What needs to be done:
Using the material below, repeat exactly the lines from the one with "Emit a web page" through the one with "var years = ['1995', '2001', '2003'];", ends included, without any images.

(Entries with chart source code)
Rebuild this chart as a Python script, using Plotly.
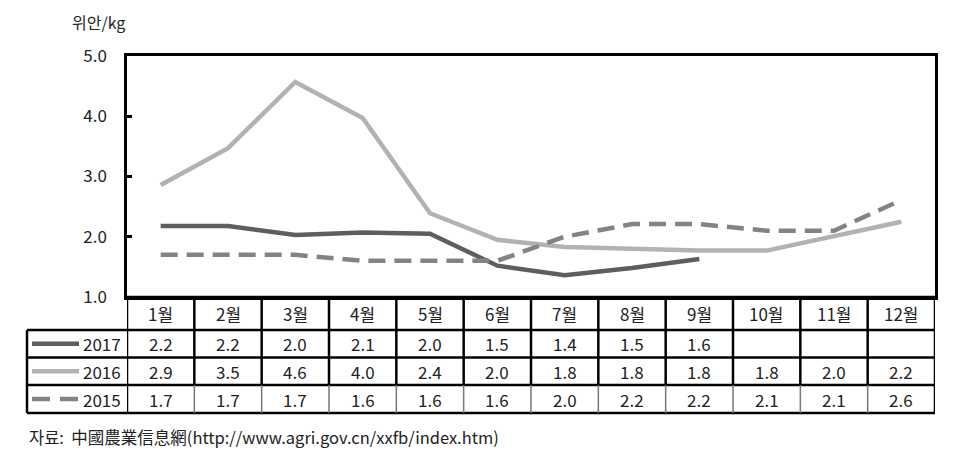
import plotly.graph_objects as go

months = ["1월", "2월", "3월", "4월", "5월", "6월", "7월", "8월", "9월", "10월", "11월", "12월"]
series_names = ["2017", "2016", "2015"]
v2017 = [2.18, 2.18, 2.03, 2.07, 2.05, 1.52, 1.36, 1.48, 1.63, None, None, None]
v2016 = [2.86, 3.47, 4.57, 3.97, 2.39, 1.95, 1.83, 1.80, 1.77, 1.77, 2.01, 2.25]
v2015 = [1.70, 1.70, 1.70, 1.60, 1.60, 1.60, 2.00, 2.21, 2.21, 2.10, 2.10, 2.61]
t2017 = ["2.2", "2.2", "2.0", "2.1", "2.0", "1.5", "1.4", "1.5", "1.6", "", "", ""]
t2016 = ["2.9", "3.5", "4.6", "4.0", "2.4", "2.0", "1.8", "1.8", "1.8", "1.8", "2.0", "2.2"]
t2015 = ["1.7", "1.7", "1.7", "1.6", "1.6", "1.6", "2.0", "2.2", "2.2", "2.1", "2.1", "2.6"]
y_ticks = [1.0, 2.0, 3.0, 4.0, 5.0]
unit_label = "위안/kg"
source_text = "자료:  中國農業信息網(http://www.agri.gov.cn/xxfb/index.htm)"

colors = ["#5e5e5e", "#b2b2b2", "#838383"]
dashes = ["solid", "solid", "17px,9px"]
values = [v2017, v2016, v2015]
texts = [t2017, t2016, t2015]

W, H = 971, 459
L, R, T, B = 127, 935, 56, 297
pw, ph = R - L, B - T

def py(p):  # pixel y -> paper y
    return (B - p) / ph

def px(p):  # pixel x -> paper x
    return (p - L) / pw

idx = list(range(len(months)))
fig = go.Figure()
for name, vals, c, d in zip(series_names, values, colors, dashes):
    fig.add_trace(go.Scatter(x=idx, y=vals, mode="lines", name=name,
                             line=dict(color=c, width=4.5, dash=d),
                             connectgaps=False, showlegend=False))

font_kr = "Noto Sans CJK KR"
shapes = []
ann = []
row_edges = [297, 330, 357.5, 385, 413]
black = dict(color="black", width=2.5)

# horizontal lines
shapes.append(dict(type="line", xref="paper", yref="paper", x0=0, x1=1, y0=py(297), y1=py(297), line=black))
for p in row_edges[1:]:
    shapes.append(dict(type="line", xref="paper", yref="paper", x0=px(27), x1=1, y0=py(p), y1=py(p), line=black))
# vertical lines
shapes.append(dict(type="line", xref="paper", yref="paper", x0=px(27), x1=px(27), y0=py(330), y1=py(413), line=black))
for i in range(len(months) + 1):
    xv = i - 0.5
    shapes.append(dict(type="line", xref="x", yref="paper", x0=xv, x1=xv, y0=py(297), y1=py(385), line=black))
    shapes.append(dict(type="line", xref="x", yref="paper", x0=xv, x1=xv, y0=py(385), y1=py(413),
                       line=dict(color="black" if i in (0, 12) else "#777777", width=2.5 if i in (0, 12) else 1.5)))

cell_font = dict(family=font_kr, size=17, color="#222")
# header
for i, m in enumerate(months):
    ann.append(dict(x=i, y=py((297 + 330) / 2), xref="x", yref="paper", text=m, showarrow=False,
                    xanchor="center", yanchor="middle", font=cell_font))
# rows
for r, (name, tvals, c, d) in enumerate(zip(series_names, texts, colors, dashes)):
    yc = py((row_edges[r + 1] + row_edges[r + 2]) / 2)
    for i, t in enumerate(tvals):
        if t:
            ann.append(dict(x=i, y=yc, xref="x", yref="paper", text=t, showarrow=False,
                            xanchor="center", yanchor="middle", font=cell_font))
    ann.append(dict(x=px(123), y=yc, xref="paper", yref="paper", text=name, showarrow=False,
                    xanchor="right", yanchor="middle", font=cell_font))
    if d == "solid":
        shapes.append(dict(type="line", xref="paper", yref="paper", x0=px(32), x1=px(79), y0=yc, y1=yc,
                           line=dict(color=c, width=4.5)))
    else:
        for a, b in [(32, 50), (60, 78)]:
            shapes.append(dict(type="line", xref="paper", yref="paper", x0=px(a), x1=px(b), y0=yc, y1=yc,
                               line=dict(color=c, width=4.5)))

ann.append(dict(x=0, y=py(22), xref="paper", yref="paper", text=unit_label, showarrow=False,
                xanchor="right", yanchor="middle", font=dict(family=font_kr, size=16, color="#222")))
ann.append(dict(x=px(27), y=py(437), xref="paper", yref="paper", text=source_text, showarrow=False,
                xanchor="left", yanchor="middle", font=dict(family=font_kr, size=16.5, color="#222")))

fig.update_layout(
    width=W, height=H, margin=dict(l=L, r=W - R, t=T, b=H - B),
    plot_bgcolor="white", paper_bgcolor="white",
    shapes=shapes, annotations=ann,
    xaxis=dict(range=[-0.5, 11.5], showgrid=False, zeroline=False, showticklabels=False,
               showline=True, linecolor="black", linewidth=2.5, mirror=True, ticks=""),
    yaxis=dict(range=[1.0, 5.0], tickvals=y_ticks, ticktext=[f"{v:.1f}" for v in y_ticks],
               showgrid=False, zeroline=False, showline=True, linecolor="black", linewidth=2.5, mirror=True,
               ticks="inside", ticklen=5, tickwidth=2.5, tickcolor="black", ticklabelstandoff=14,
               tickfont=dict(family=font_kr, size=17, color="#222")),
)
fig.write_html("out.html")
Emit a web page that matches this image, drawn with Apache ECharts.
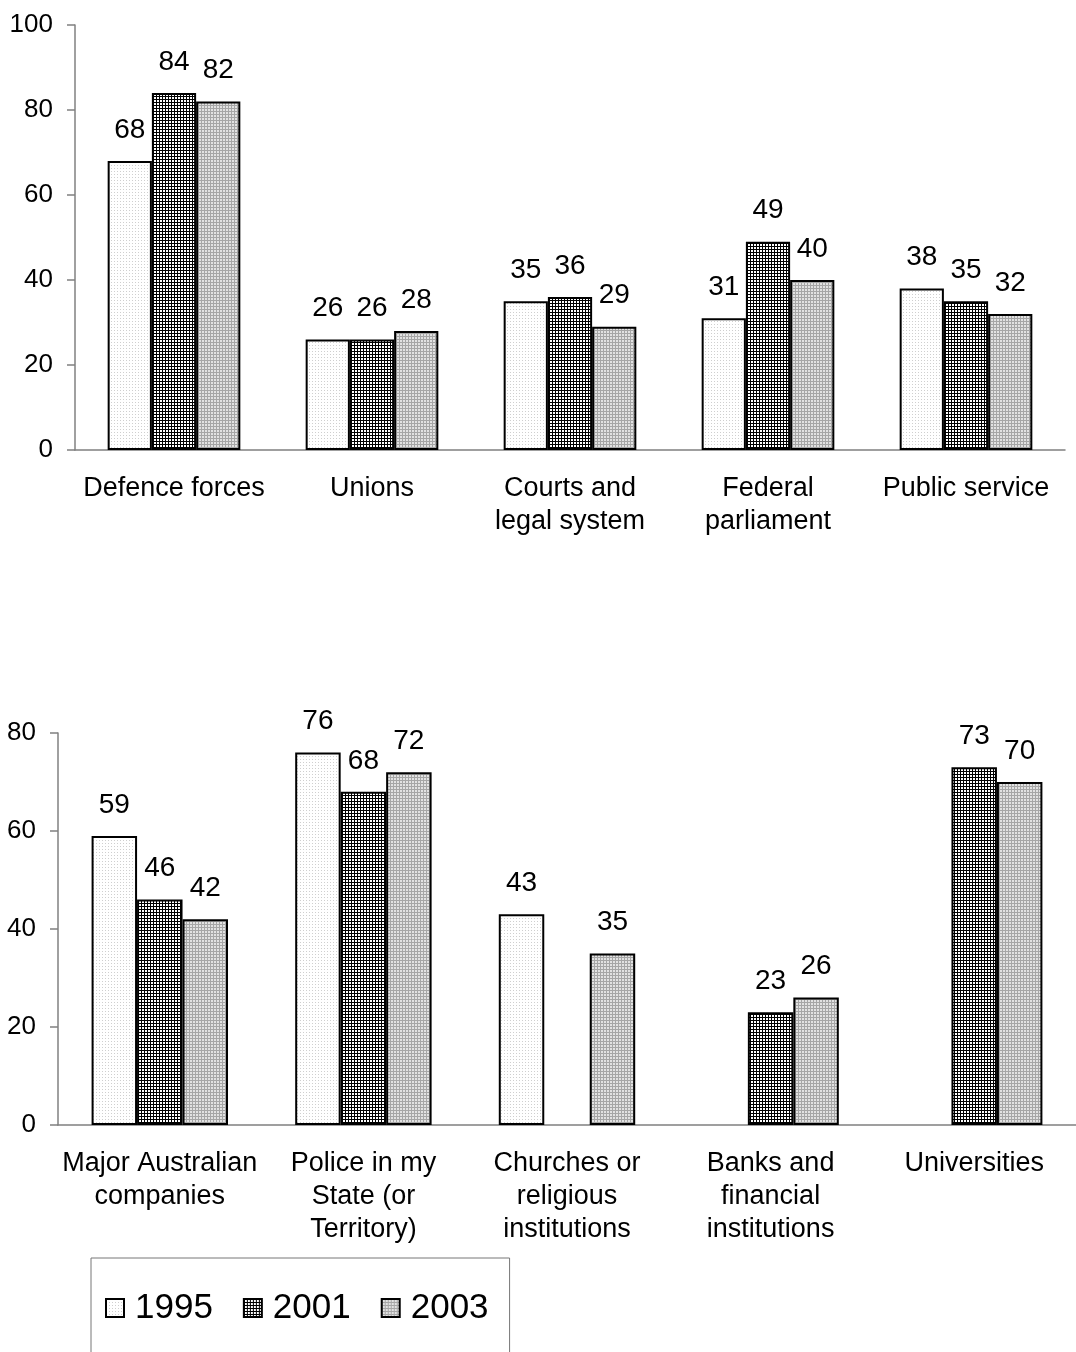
<!DOCTYPE html>
<html>
<head>
<meta charset="utf-8">
<script src="https://cdn.jsdelivr.net/npm/echarts@6/dist/echarts.min.js"></script>
<style>
html, body { margin: 0; padding: 0; background: #fff; }
#chart-container { width: 1076px; height: 1352px; }
</style>
</head>
<body>
<div id="chart-container"></div>
<script>
var years = ['1995', '2001', '2003'];

var topCategories = ['Defence forces', 'Unions', 'Courts and\nlegal system', 'Federal\nparliament', 'Public service'];
var top1995 = [68, 26, 35, 31, 38];
var top2001 = [84, 26, 36, 49, 35];
var top2003 = [82, 28, 29, 40, 32];

var bottomCategories = ['Major Australian\ncompanies', 'Police in my\nState (or\nTerritory)', 'Churches or\nreligious\ninstitutions', 'Banks and\nfinancial\ninstitutions', 'Universities'];
var bottom1995 = [59, 76, 43, null, null];
var bottom2001 = [46, 68, null, 23, 73];
var bottom2003 = [42, 72, 35, 26, 70];

// small tiled canvases to mimic the excel fill patterns
function makePattern(base, dot, kind) {
	var c = document.createElement('canvas');
	c.width = 3;
	c.height = 3;
	var ctx = c.getContext('2d');
	ctx.fillStyle = base;
	ctx.fillRect(0, 0, 3, 3);
	ctx.fillStyle = dot;
	if (kind == 'dot') {
		ctx.fillRect(0, 0, 1, 1);
	} else {
		ctx.fillRect(0, 0, 3, 1);
		ctx.fillRect(0, 0, 1, 3);
	}
	return { image: c, repeat: 'repeat' };
}

var fills = [
	makePattern('#ffffff', '#cfcfcf', 'dot'),
	makePattern('#ffffff', '#000000', 'grid'),
	makePattern('#e2e2e2', '#a6a6a6', 'grid')
];

var font = 'Liberation Sans, Arial, sans-serif';

function makeSeries(name, values, idx, axis) {
	return {
		name: name,
		type: 'bar',
		xAxisIndex: axis,
		yAxisIndex: axis,
		data: values,
		barGap: '0%',
		barCategoryGap: '33%',
		itemStyle: {
			color: fills[idx],
			borderColor: '#000',
			borderWidth: 2
		},
		label: {
			show: true,
			position: 'top',
			distance: 17,
			color: '#000',
			fontFamily: font,
			fontSize: 28
		},
		emphasis: { disabled: true }
	};
}

var dom = document.getElementById('chart-container');
var myChart = echarts.init(dom, null, { renderer: 'canvas' });

var axisLine = { lineStyle: { color: '#808080', width: 1.5 } };
var axisTick = { length: 8, lineStyle: { color: '#808080', width: 1.5 } };

var option = {
	animation: false,
	backgroundColor: '#fff',
	textStyle: { fontFamily: font },
	legend: {
		data: years,
		left: 91,
		top: 1258,
		orient: 'horizontal',
		icon: 'rect',
		itemWidth: 18,
		itemHeight: 18,
		itemGap: 30,
		padding: [30, 21, 60, 14],
		borderColor: '#777',
		borderWidth: 1,
		selectedMode: false,
		textStyle: { fontSize: 35, lineHeight: 40, color: '#000', fontFamily: font, padding: [0, 0, 0, 6] }
	},
	grid: [
		{ left: 75, top: 25, width: 990, height: 425 },
		{ left: 58, top: 733, width: 1020, height: 392 }
	],
	xAxis: [0, 1].map(function (i) {
		return {
			type: 'category',
			gridIndex: i,
			data: i == 0 ? topCategories : bottomCategories,
			axisLine: axisLine,
			axisTick: axisTick,
			axisLabel: {
				color: '#000',
				fontSize: 27,
				lineHeight: 33,
				margin: 22,
				fontFamily: font,
				interval: 0
			}
		};
	}),
	yAxis: [0, 1].map(function (i) {
		return {
			type: 'value',
			gridIndex: i,
			min: 0,
			max: i == 0 ? 100 : 80,
			interval: 20,
			splitLine: { show: false },
			axisLine: { show: true, lineStyle: axisLine.lineStyle },
			axisTick: { show: true, length: 8, lineStyle: axisTick.lineStyle },
			axisLabel: {
				color: '#000',
				fontSize: 26,
				margin: 22,
				fontFamily: font
			}
		};
	}),
	series: [
		makeSeries('1995', top1995, 0, 0),
		makeSeries('2001', top2001, 1, 0),
		makeSeries('2003', top2003, 2, 0),
		makeSeries('1995', bottom1995, 0, 1),
		makeSeries('2001', bottom2001, 1, 1),
		makeSeries('2003', bottom2003, 2, 1)
	]
};

myChart.setOption(option);
</script>
</body>
</html>
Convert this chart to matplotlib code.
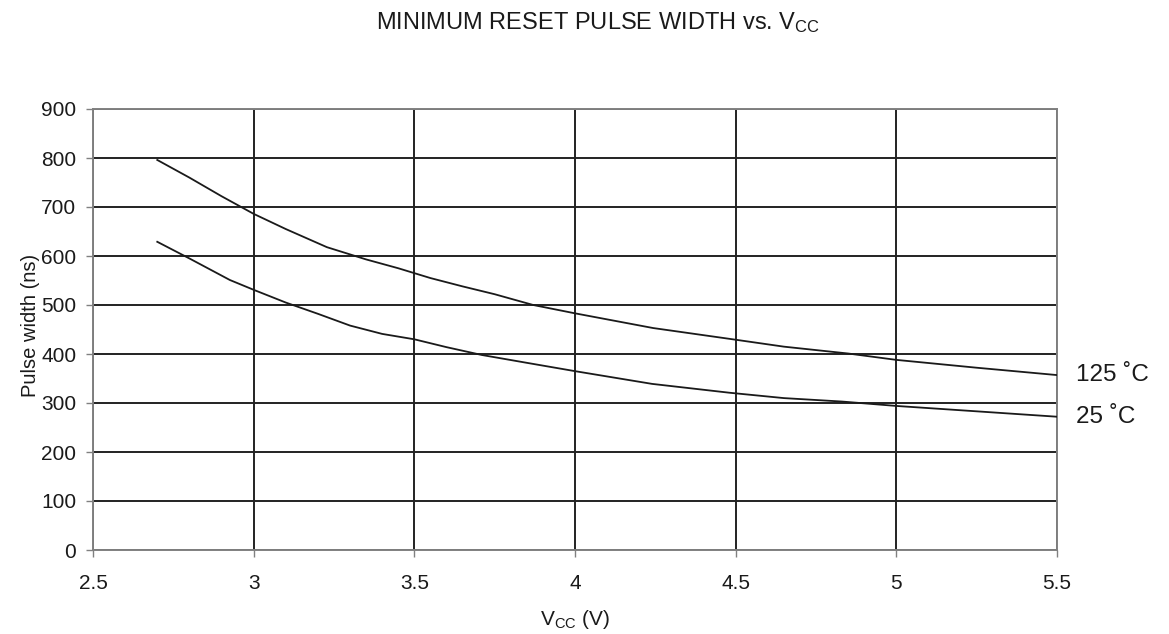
import matplotlib
matplotlib.use("Agg")
import matplotlib.pyplot as plt

plt.rcParams['font.family'] = ['Liberation Sans', 'DejaVu Sans']
plt.rcParams['mathtext.fontset'] = 'custom'
plt.rcParams['mathtext.rm'] = 'Liberation Sans'
plt.rcParams['mathtext.it'] = 'Liberation Sans'

vcc = [2.7, 2.8, 2.9, 3.0, 3.1, 3.228, 3.35, 3.45, 3.55, 3.65, 3.75, 3.87, 4.0, 4.243, 4.48, 4.65, 4.85, 5.0, 5.25, 5.5]
pw_125 = [796, 760, 722, 686, 655, 618, 593, 575, 555, 538, 522, 500, 483, 453, 431, 415, 401, 388, 372, 357]

vcc_25 = [2.7, 2.8, 2.926, 3.0, 3.1, 3.2, 3.3, 3.4, 3.5, 3.6, 3.71, 3.85, 4.0, 4.24, 4.48, 4.65, 4.83, 5.0, 5.25, 5.5]
pw_25 = [629, 595, 551, 531, 505, 482, 458, 441, 430, 414, 398, 382, 365, 339, 321, 310, 303, 294, 283, 272]

xticks = [2.5, 3, 3.5, 4, 4.5, 5, 5.5]
xticklabels = ['2.5', '3', '3.5', '4', '4.5', '5', '5.5']
yticks = [0, 100, 200, 300, 400, 500, 600, 700, 800, 900]

W, H = 1169, 634
fig = plt.figure(figsize=(W / 100, H / 100), dpi=100)
ax = fig.add_axes([93 / W, 1 - 550 / H, (1057 - 93) / W, (550 - 109) / H])

ax.plot(vcc, pw_125, color='#1a1a1a', lw=1.3, zorder=3)
ax.plot(vcc_25, pw_25, color='#1a1a1a', lw=1.3, zorder=3)

ax.set_xlim(2.5, 5.5)
ax.set_ylim(0, 900)
ax.set_xticks(xticks)
ax.set_xticklabels(xticklabels)
ax.set_yticks(yticks)
ax.grid(True, color='#222222', lw=1.4, zorder=1)
for s in ax.spines.values():
    s.set_color('#808080')
    s.set_linewidth(1.4)
ax.tick_params(axis='both', direction='out', length=5, width=1.0, color='#808080',
               labelsize=15, labelcolor='#1a1a1a', pad=7)
ax.tick_params(axis='x', pad=12)

fig.text(30 / W, 1 - 325 / H, 'Pulse width (ns)', rotation=90, ha='center', va='center',
         fontsize=14.5, color='#1a1a1a')
fig.text(575 / W, 1 - 625 / H, 'V$_{\\mathrm{CC}}$ (V)', ha='center', va='baseline',
         fontsize=15, color='#1a1a1a')

fig.text(598 / W, 1 - 29 / H, 'MINIMUM RESET PULSE WIDTH vs. V$_{\\mathrm{CC}}$',
         ha='center', va='baseline', fontsize=17, color='#1a1a1a')

ax.text(1.0197, pw_125[-1], '125 ˚C', transform=ax.get_yaxis_transform(),
        ha='left', va='center', fontsize=17.5, color='#1a1a1a')
ax.text(1.0197, pw_25[-1], '25 ˚C', transform=ax.get_yaxis_transform(),
        ha='left', va='center', fontsize=17.5, color='#1a1a1a')

fig.savefig('out.png', dpi=100)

Exercise output:
Emit a web page that matches this image, drawn with Apache ECharts.
<!DOCTYPE html>
<html>
<head>
<meta charset="utf-8">
<script src="https://cdn.jsdelivr.net/npm/echarts@6/dist/echarts.min.js"></script>
<style>
html, body { margin: 0; padding: 0; background: #fff; }
#chart-container { width: 1076px; height: 1352px; }
</style>
</head>
<body>
<div id="chart-container"></div>
<script>
var years = ['1995', '2001', '2003'];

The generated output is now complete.